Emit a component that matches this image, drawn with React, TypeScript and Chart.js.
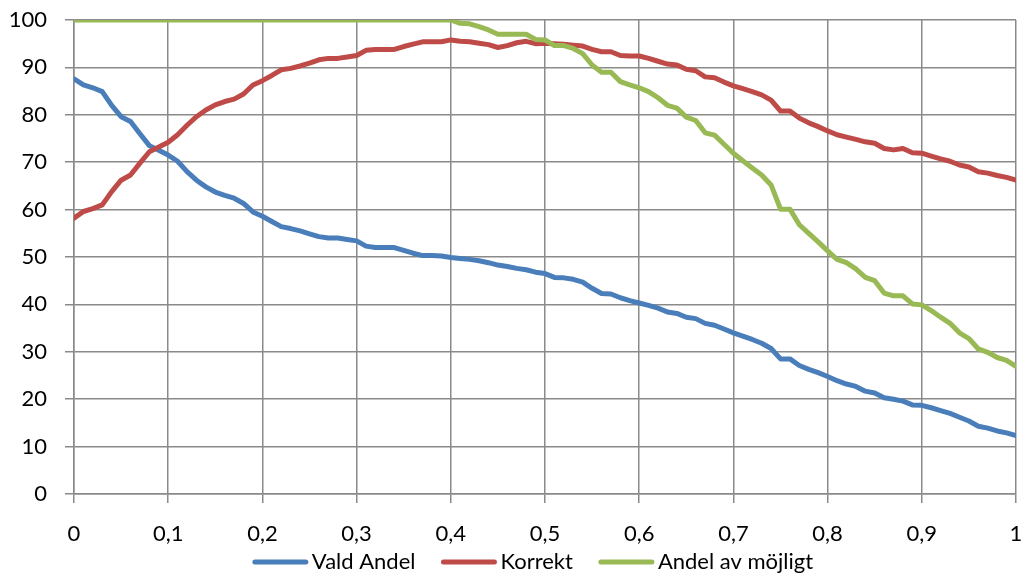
import React, { useEffect, useRef } from "react";
import { Chart, registerables } from "chart.js";

Chart.register(...registerables);

const seriesNames = ["Vald Andel", "Korrekt", "Andel av möjligt"];
const seriesColors = ["#4A7EBB", "#BE4B48", "#98B954"];

const valdAndel = [
  87.6, 86.3, 85.7, 84.9, 82.0, 79.6, 78.6, 76.0, 73.5, 72.5,
  71.5, 70.2, 68.0, 66.2, 64.8, 63.7, 63.0, 62.4, 61.3, 59.5,
  58.6, 57.5, 56.4, 56.0, 55.5, 54.9, 54.3, 54.0, 54.0, 53.7,
  53.4, 52.3, 52.0, 52.0, 52.0, 51.4, 50.8, 50.3, 50.3, 50.2,
  49.9, 49.7, 49.5, 49.2, 48.8, 48.3, 48.0, 47.6, 47.3, 46.8,
  46.5, 45.7, 45.6, 45.3, 44.7, 43.4, 42.3, 42.2, 41.4, 40.8,
  40.3, 39.8, 39.2, 38.4, 38.1, 37.3, 37.0, 36.0, 35.6, 34.8,
  34.0, 33.3, 32.6, 31.8, 30.7, 28.5, 28.5, 27.1, 26.3, 25.6,
  24.8, 23.9, 23.2, 22.7, 21.7, 21.3, 20.3, 20.0, 19.6, 18.8,
  18.7, 18.2, 17.6, 17.0, 16.2, 15.4, 14.3, 13.9, 13.3, 12.9,
  12.3,
];

const korrekt = [
  58.2, 59.6, 60.2, 61.0, 63.8, 66.2, 67.3, 69.8, 72.2, 73.2,
  74.2, 75.8, 77.8, 79.6, 81.0, 82.1, 82.8, 83.3, 84.4, 86.3,
  87.2, 88.3, 89.5, 89.8, 90.3, 90.9, 91.6, 91.9, 91.9, 92.2,
  92.5, 93.6, 93.8, 93.8, 93.8, 94.4, 94.9, 95.4, 95.4, 95.4,
  95.8, 95.5, 95.4, 95.1, 94.8, 94.2, 94.6, 95.2, 95.5, 95.0,
  95.1, 95.0, 94.9, 94.7, 94.5, 93.8, 93.3, 93.3, 92.5, 92.4,
  92.4, 91.9, 91.3, 90.7, 90.5, 89.6, 89.3, 88.0, 87.8, 86.9,
  86.1, 85.5, 84.9, 84.2, 83.1, 80.8, 80.8, 79.3, 78.3, 77.5,
  76.6, 75.8, 75.3, 74.8, 74.3, 74.0, 72.9, 72.6, 72.9, 72.0,
  71.9, 71.3, 70.7, 70.2, 69.4, 69.0, 68.0, 67.7, 67.2, 66.8,
  66.2,
];

const andelAvMojligt = [
  100, 100, 100, 100, 100, 100, 100, 100, 100, 100,
  100, 100, 100, 100, 100, 100, 100, 100, 100, 100,
  100, 100, 100, 100, 100, 100, 100, 100, 100, 100,
  100, 100, 100, 100, 100, 100, 100, 100, 100, 100,
  100, 99.3, 99.2, 98.6, 97.9, 97.0, 97.0, 97.0, 97.0, 95.9,
  95.8, 94.6, 94.6, 94.0, 92.9, 90.5, 89.0, 89.0, 87.0, 86.3,
  85.7, 84.9, 83.6, 82.0, 81.4, 79.5, 78.8, 76.2, 75.7, 73.8,
  71.9, 70.3, 68.8, 67.3, 65.2, 60.1, 60.1, 56.8, 55.0, 53.2,
  51.3, 49.5, 48.8, 47.5, 45.7, 45.0, 42.4, 41.8, 41.8, 40.1,
  39.9, 38.7, 37.3, 36.0, 34.0, 32.8, 30.6, 29.9, 28.8, 28.2,
  26.9,
];

const seriesValues = [valdAndel, korrekt, andelAvMojligt];
const xValues = valdAndel.map((_, i) => i / 100);

const xMin = 0;
const xMax = 1;
const xStep = 0.1;
const yMin = 0;
const yMax = 100;
const yStep = 10;

const FONT = "Lato, 'Open Sans', sans-serif";

const noOverflow = (s: any) => {
  s.paddingTop = 0;
  s.paddingBottom = 0;
  s.paddingLeft = 0;
  s.paddingRight = 0;
};

// Excel-style legend: short thick line, small gap, label; items centred below the axis.
const legendPlugin = {
  id: "excelLegend",
  afterDraw(chart: any) {
    const ctx = chart.ctx;
    const swatch = 55;
    const gapText = 4;
    const gapItem = 26;
    const cy = 562;
    const centerX = 533;
    ctx.save();
    ctx.font = `22px ${FONT}`;
    const datasets = chart.data.datasets;
    const widths = datasets.map((d: any) => ctx.measureText(d.label).width);
    const total =
      widths.reduce((a: number, w: number) => a + swatch + gapText + w, 0) + gapItem * (datasets.length - 1);
    let x = centerX - total / 2;
    datasets.forEach((d: any, i: number) => {
      ctx.strokeStyle = d.borderColor;
      ctx.lineWidth = 5;
      ctx.lineCap = "round";
      ctx.beginPath();
      ctx.moveTo(x + 2, cy);
      ctx.lineTo(x + swatch - 2, cy);
      ctx.stroke();
      ctx.fillStyle = "#000";
      ctx.textBaseline = "middle";
      ctx.textAlign = "left";
      ctx.fillText(d.label, x + swatch + gapText, cy);
      x += swatch + gapText + widths[i] + gapItem;
    });
    ctx.restore();
  },
};

export default function App() {
  const ref = useRef<HTMLCanvasElement | null>(null);

  useEffect(() => {
    if (!ref.current) return;
    const gridColor = "#8a8a8a";
    const chart = new Chart(ref.current, {
      type: "line",
      data: {
        datasets: seriesValues.map((vals, k) => ({
          label: seriesNames[k],
          data: vals.map((v, i) => ({ x: xValues[i], y: v })),
          borderColor: seriesColors[k],
          backgroundColor: seriesColors[k],
          borderWidth: 5,
          pointRadius: 0,
          tension: 0,
          fill: false,
          borderJoinStyle: "round",
          borderCapStyle: "round",
          order: 3 - k,
        })),
      },
      plugins: [legendPlugin],
      options: {
        responsive: false,
        animation: false,
        layout: { padding: { left: 0, right: 8, top: 20, bottom: 32 } },
        plugins: {
          tooltip: { enabled: false },
          legend: { display: false },
        },
        scales: {
          x: {
            type: "linear",
            min: xMin,
            max: xMax,
            afterFit: (s: any) => {
              s.height = 50;
              noOverflow(s);
            },
            ticks: {
              stepSize: xStep,
              padding: 18,
              color: "#000",
              font: { family: FONT, size: 22 },
              maxRotation: 0,
              callback: (v: any) => String(Math.round(Number(v) * 10) / 10).replace(".", ","),
            },
            grid: { color: gridColor, lineWidth: 1.5, tickLength: 9 },
            border: { color: gridColor, width: 1.5 },
          },
          y: {
            min: yMin,
            max: yMax,
            afterFit: (s: any) => {
              s.width = 74;
              noOverflow(s);
            },
            ticks: {
              stepSize: yStep,
              padding: 18,
              color: "#000",
              font: { family: FONT, size: 22 },
            },
            grid: { color: gridColor, lineWidth: 1.5, tickLength: 9 },
            border: { color: gridColor, width: 1.5 },
          },
        },
      },
    });
    return () => chart.destroy();
  }, []);

  return (
    <div style={{ position: "absolute", left: 0, top: 0, width: 1024, height: 576, background: "#fff" }}>
      <canvas ref={ref} width={1024} height={576} />
    </div>
  );
}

WRITTEN INSTRUCTION ::
Leave out the pictures and restate everything else word for word.

FINISHED ANSWER ::
Emit a component that matches this image, drawn with React, TypeScript and Chart.js.
import React, { useEffect, useRef } from "react";
import { Chart, registerables } from "chart.js";

Chart.register(...registerables);

const seriesNames = ["Vald Andel", "Korrekt", "Andel av möjligt"];
const seriesColors = ["#4A7EBB", "#BE4B48", "#98B954"];

const valdAndel = [
  87.6, 86.3, 85.7, 84.9, 82.0, 79.6, 78.6, 76.0, 73.5, 72.5,
  71.5, 70.2, 68.0, 66.2, 64.8, 63.7, 63.0, 62.4, 61.3, 59.5,
  58.6, 57.5, 56.4, 56.0, 55.5, 54.9, 54.3, 54.0, 54.0, 53.7,
  53.4, 52.3, 52.0, 52.0, 52.0, 51.4, 50.8, 50.3, 50.3, 50.2,
  49.9, 49.7, 49.5, 49.2, 48.8, 48.3, 48.0, 47.6, 47.3, 46.8,
  46.5, 45.7, 45.6, 45.3, 44.7, 43.4, 42.3, 42.2, 41.4, 40.8,
  40.3, 39.8, 39.2, 38.4, 38.1, 37.3, 37.0, 36.0, 35.6, 34.8,
  34.0, 33.3, 32.6, 31.8, 30.7, 28.5, 28.5, 27.1, 26.3, 25.6,
  24.8, 23.9, 23.2, 22.7, 21.7, 21.3, 20.3, 20.0, 19.6, 18.8,
  18.7, 18.2, 17.6, 17.0, 16.2, 15.4, 14.3, 13.9, 13.3, 12.9,
  12.3,
];

const korrekt = [
  58.2, 59.6, 60.2, 61.0, 63.8, 66.2, 67.3, 69.8, 72.2, 73.2,
  74.2, 75.8, 77.8, 79.6, 81.0, 82.1, 82.8, 83.3, 84.4, 86.3,
  87.2, 88.3, 89.5, 89.8, 90.3, 90.9, 91.6, 91.9, 91.9, 92.2,
  92.5, 93.6, 93.8, 93.8, 93.8, 94.4, 94.9, 95.4, 95.4, 95.4,
  95.8, 95.5, 95.4, 95.1, 94.8, 94.2, 94.6, 95.2, 95.5, 95.0,
  95.1, 95.0, 94.9, 94.7, 94.5, 93.8, 93.3, 93.3, 92.5, 92.4,
  92.4, 91.9, 91.3, 90.7, 90.5, 89.6, 89.3, 88.0, 87.8, 86.9,
  86.1, 85.5, 84.9, 84.2, 83.1, 80.8, 80.8, 79.3, 78.3, 77.5,
  76.6, 75.8, 75.3, 74.8, 74.3, 74.0, 72.9, 72.6, 72.9, 72.0,
  71.9, 71.3, 70.7, 70.2, 69.4, 69.0, 68.0, 67.7, 67.2, 66.8,
  66.2,
];

const andelAvMojligt = [
  100, 100, 100, 100, 100, 100, 100, 100, 100, 100,
  100, 100, 100, 100, 100, 100, 100, 100, 100, 100,
  100, 100, 100, 100, 100, 100, 100, 100, 100, 100,
  100, 100, 100, 100, 100, 100, 100, 100, 100, 100,
  100, 99.3, 99.2, 98.6, 97.9, 97.0, 97.0, 97.0, 97.0, 95.9,
  95.8, 94.6, 94.6, 94.0, 92.9, 90.5, 89.0, 89.0, 87.0, 86.3,
  85.7, 84.9, 83.6, 82.0, 81.4, 79.5, 78.8, 76.2, 75.7, 73.8,
  71.9, 70.3, 68.8, 67.3, 65.2, 60.1, 60.1, 56.8, 55.0, 53.2,
  51.3, 49.5, 48.8, 47.5, 45.7, 45.0, 42.4, 41.8, 41.8, 40.1,
  39.9, 38.7, 37.3, 36.0, 34.0, 32.8, 30.6, 29.9, 28.8, 28.2,
  26.9,
];

const seriesValues = [valdAndel, korrekt, andelAvMojligt];
const xValues = valdAndel.map((_, i) => i / 100);

const xMin = 0;
const xMax = 1;
const xStep = 0.1;
const yMin = 0;
const yMax = 100;
const yStep = 10;

const FONT = "Lato, 'Open Sans', sans-serif";

const noOverflow = (s: any) => {
  s.paddingTop = 0;
  s.paddingBottom = 0;
  s.paddingLeft = 0;
  s.paddingRight = 0;
};

// Excel-style legend: short thick line, small gap, label; items centred below the axis.
const legendPlugin = {
  id: "excelLegend",
  afterDraw(chart: any) {
    const ctx = chart.ctx;
    const swatch = 55;
    const gapText = 4;
    const gapItem = 26;
    const cy = 562;
    const centerX = 533;
    ctx.save();
    ctx.font = `22px ${FONT}`;
    const datasets = chart.data.datasets;
    const widths = datasets.map((d: any) => ctx.measureText(d.label).width);
    const total =
      widths.reduce((a: number, w: number) => a + swatch + gapText + w, 0) + gapItem * (datasets.length - 1);
    let x = centerX - total / 2;
    datasets.forEach((d: any, i: number) => {
      ctx.strokeStyle = d.borderColor;
      ctx.lineWidth = 5;
      ctx.lineCap = "round";
      ctx.beginPath();
      ctx.moveTo(x + 2, cy);
      ctx.lineTo(x + swatch - 2, cy);
      ctx.stroke();
      ctx.fillStyle = "#000";
      ctx.textBaseline = "middle";
      ctx.textAlign = "left";
      ctx.fillText(d.label, x + swatch + gapText, cy);
      x += swatch + gapText + widths[i] + gapItem;
    });
    ctx.restore();
  },
};

export default function App() {
  const ref = useRef<HTMLCanvasElement | null>(null);

  useEffect(() => {
    if (!ref.current) return;
    const gridColor = "#8a8a8a";
    const chart = new Chart(ref.current, {
      type: "line",
      data: {
        datasets: seriesValues.map((vals, k) => ({
          label: seriesNames[k],
          data: vals.map((v, i) => ({ x: xValues[i], y: v })),
          borderColor: seriesColors[k],
          backgroundColor: seriesColors[k],
          borderWidth: 5,
          pointRadius: 0,
          tension: 0,
          fill: false,
          borderJoinStyle: "round",
          borderCapStyle: "round",
          order: 3 - k,
        })),
      },
      plugins: [legendPlugin],
      options: {
        responsive: false,
        animation: false,
        layout: { padding: { left: 0, right: 8, top: 20, bottom: 32 } },
        plugins: {
          tooltip: { enabled: false },
          legend: { display: false },
        },
        scales: {
          x: {
            type: "linear",
            min: xMin,
            max: xMax,
            afterFit: (s: any) => {
              s.height = 50;
              noOverflow(s);
            },
            ticks: {
              stepSize: xStep,
              padding: 18,
              color: "#000",
              font: { family: FONT, size: 22 },
              maxRotation: 0,
              callback: (v: any) => String(Math.round(Number(v) * 10) / 10).replace(".", ","),
            },
            grid: { color: gridColor, lineWidth: 1.5, tickLength: 9 },
            border: { color: gridColor, width: 1.5 },
          },
          y: {
            min: yMin,
            max: yMax,
            afterFit: (s: any) => {
              s.width = 74;
              noOverflow(s);
            },
            ticks: {
              stepSize: yStep,
              padding: 18,
              color: "#000",
              font: { family: FONT, size: 22 },
            },
            grid: { color: gridColor, lineWidth: 1.5, tickLength: 9 },
            border: { color: gridColor, width: 1.5 },
          },
        },
      },
    });
    return () => chart.destroy();
  }, []);

  return (
    <div style={{ position: "absolute", left: 0, top: 0, width: 1024, height: 576, background: "#fff" }}>
      <canvas ref={ref} width={1024} height={576} />
    </div>
  );
}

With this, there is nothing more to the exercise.